What’s wrong is how those who are occupying the majority of the 120 seats in California’s chambers of political horrors — the state legislature — went about putting a solution in place.
The two-phased tax and fee structure that is expected to generate $52.4 billion over the next decade favors the wealthy over the poor.
Based on gas mileage per gallon of gas, older cars are less fuel efficient than newer cars. Farm laborers and lower wage workers tend to drive older cars with less fuel economy. That means for every mile they drive on state highways they are paying proportionally more for wear and tear to highways, freeways, and bridges than the driver of a newer car.
The argument that the newer cars pollute less had nothing to do with it. The gas tax hike was sold as a road repair revenue generator and not to clean the air.
So someone driving a 1990 Chevy Suburban that gets an EPA rated 17 miles per gallon for highway use is paying over 30 percent more at the pump per mile driven for gas taxes for road work than someone driving a 2017 Chevy Suburban that gets an EPA rated 23 miles per gallon for highway use.
But wait, you say, the legislature also imposed a “transportation improvement fee” on DMV registration that starts in 2018 that works in tandem with the gas hike to generate money for road repairs. The ranges from $25 for an old clunker economy car to $175 for a luxury ride. The state says the average fee will be about $50.
While the sliding fee is based on the value of the vehicle means the newer they are the more value they have and are likely to enjoy better gas mileage, it isn’t precise.
The real injustice is the fee being charged to zero-emission vehicles, which is $100 a year.

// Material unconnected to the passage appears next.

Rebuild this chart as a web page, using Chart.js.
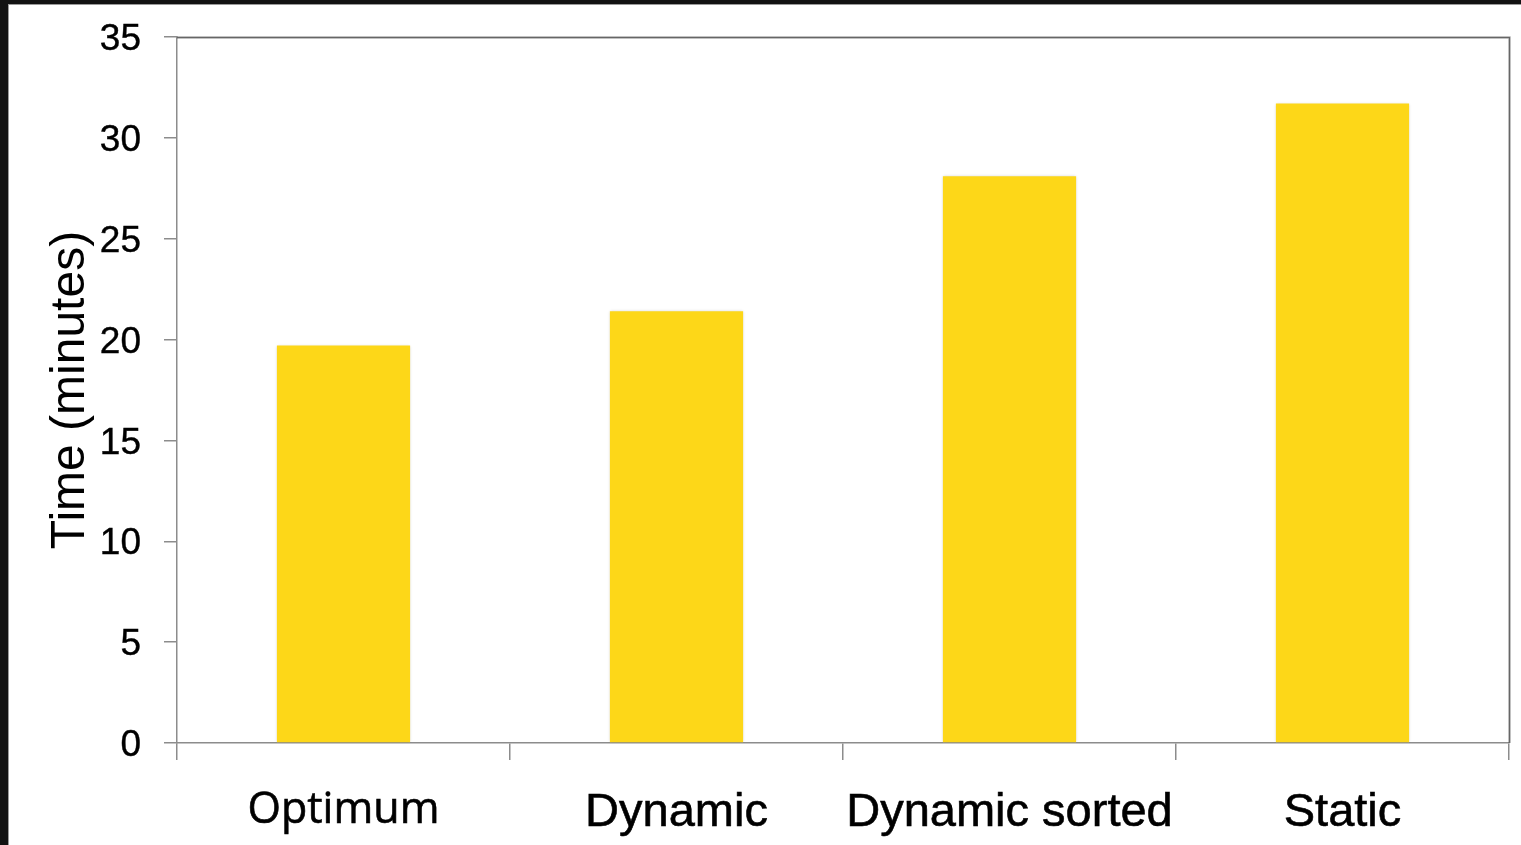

That means a Tesla or Volt driver are only paying a partial fee for road work meaning they aren’t coming anywhere close to paying their fair share. They shouldn’t get a partial pass because they don’t pollute, assuming the juice powering their vehicles came from was a generator powered by water, the sun, or wind and not a carbon based fuel.
But here’s the rub. The gas tax and transportations improvement fee are being levied on users for road repairs caused by wear and tear. Again, it has nothing to do with air quality.

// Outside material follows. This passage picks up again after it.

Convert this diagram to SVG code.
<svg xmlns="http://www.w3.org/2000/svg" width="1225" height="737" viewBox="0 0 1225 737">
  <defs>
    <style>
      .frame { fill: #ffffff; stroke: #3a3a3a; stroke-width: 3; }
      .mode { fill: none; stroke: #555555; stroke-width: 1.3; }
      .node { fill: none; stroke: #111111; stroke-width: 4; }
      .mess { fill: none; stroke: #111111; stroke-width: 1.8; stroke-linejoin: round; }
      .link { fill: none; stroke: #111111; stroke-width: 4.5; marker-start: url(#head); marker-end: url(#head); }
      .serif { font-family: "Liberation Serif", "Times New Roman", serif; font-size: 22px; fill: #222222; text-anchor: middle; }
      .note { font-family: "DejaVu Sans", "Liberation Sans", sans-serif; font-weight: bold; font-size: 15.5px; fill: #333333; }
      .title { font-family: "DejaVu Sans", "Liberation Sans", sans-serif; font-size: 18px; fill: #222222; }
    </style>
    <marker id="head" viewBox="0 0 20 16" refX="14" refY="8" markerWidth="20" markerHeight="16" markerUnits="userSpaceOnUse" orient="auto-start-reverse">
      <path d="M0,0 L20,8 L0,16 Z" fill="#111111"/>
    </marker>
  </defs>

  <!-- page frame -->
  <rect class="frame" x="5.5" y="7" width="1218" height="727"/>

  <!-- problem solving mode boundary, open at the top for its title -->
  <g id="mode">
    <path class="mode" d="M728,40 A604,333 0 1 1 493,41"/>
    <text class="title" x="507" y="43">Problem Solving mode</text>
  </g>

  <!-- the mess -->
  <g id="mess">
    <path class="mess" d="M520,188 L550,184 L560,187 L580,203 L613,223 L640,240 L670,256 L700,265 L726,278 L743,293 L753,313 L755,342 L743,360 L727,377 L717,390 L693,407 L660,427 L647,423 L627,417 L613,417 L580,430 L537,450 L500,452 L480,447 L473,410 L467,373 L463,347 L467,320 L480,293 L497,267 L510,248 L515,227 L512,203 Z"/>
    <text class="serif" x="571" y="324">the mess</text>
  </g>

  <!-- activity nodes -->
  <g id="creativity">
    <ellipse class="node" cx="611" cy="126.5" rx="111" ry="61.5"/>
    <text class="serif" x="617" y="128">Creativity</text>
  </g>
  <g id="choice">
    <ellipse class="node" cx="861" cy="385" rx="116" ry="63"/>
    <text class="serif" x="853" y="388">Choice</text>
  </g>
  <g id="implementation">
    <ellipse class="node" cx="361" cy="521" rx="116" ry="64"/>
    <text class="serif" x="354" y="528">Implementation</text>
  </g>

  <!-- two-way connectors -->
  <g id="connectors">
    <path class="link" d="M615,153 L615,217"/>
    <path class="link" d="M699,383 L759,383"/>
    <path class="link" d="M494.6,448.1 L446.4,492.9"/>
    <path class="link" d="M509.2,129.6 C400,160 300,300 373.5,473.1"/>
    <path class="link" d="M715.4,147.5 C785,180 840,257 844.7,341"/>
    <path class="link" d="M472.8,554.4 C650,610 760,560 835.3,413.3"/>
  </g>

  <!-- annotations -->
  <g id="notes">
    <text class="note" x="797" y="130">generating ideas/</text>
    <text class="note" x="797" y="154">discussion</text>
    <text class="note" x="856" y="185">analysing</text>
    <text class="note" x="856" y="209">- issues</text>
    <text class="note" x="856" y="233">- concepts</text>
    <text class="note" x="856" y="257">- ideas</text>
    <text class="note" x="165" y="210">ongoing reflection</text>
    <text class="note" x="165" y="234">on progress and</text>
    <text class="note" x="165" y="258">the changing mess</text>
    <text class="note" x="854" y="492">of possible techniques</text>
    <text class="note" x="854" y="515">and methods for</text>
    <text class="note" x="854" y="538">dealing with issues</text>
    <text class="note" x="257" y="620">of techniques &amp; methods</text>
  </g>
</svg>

The curb weight of a Tesla S is 4,667 pounds. Compare that to the competition in terms of size and appointments such as the BMW 5 Series at 3,814 pounds and the Audi A6 at 3,803 pounds. That means a Tesla S owner is pounding asphalt harder per mile than the BMW and Audi that presumably not only will be paying a $175 annual fee compared to the $100 for the Tesla but will be paying gas taxes for road work and the Tesla won’t.
For how infatuated politicians — including the governor — say they are with tech and cutting edge thinking, they manage to come up with some pretty backwards taxing solutions.
Tesla and other vehicles that are eligible for $7,500 in tax credits for using the latest automotive technology to reduce greenhouse gases are the perfect candidates for GPS devices that record miles driven and transmits the data once a year to the DMV for a road maintenance fee.
It should be a requirement that in order to receive the $7,500 in tax credits an electric car buyer has to participate in the GPS-based system to replace lost gas tax revenue for road repair via a fee per mile driven based on the combined EPA mileage that a comparable gas powered vehicle would be paying at the pump.
So if a BW5 Series driving 1,000 miles a month pays $20 in gas tax or 2 cents a mile, the Tesla S would be assessed a 2 cent per mile drive fee by the DMV based on data recorded by an onboard GPS.
If electric auto buyers balk at the GPS and still want to take a $7,500 tax credit, they would be charged a $250 annual transportation improvement fee instead.
Existing electric car owners should also be charged $250 a year for their transportation improvement fee rather than $100. If they only want to pay the $100 fee, they can install a GPS monitoring system on their own after market. The state could even give them a tax credit up to the actual cost of the installation of the GPS device with payment coming from the gas tax fund.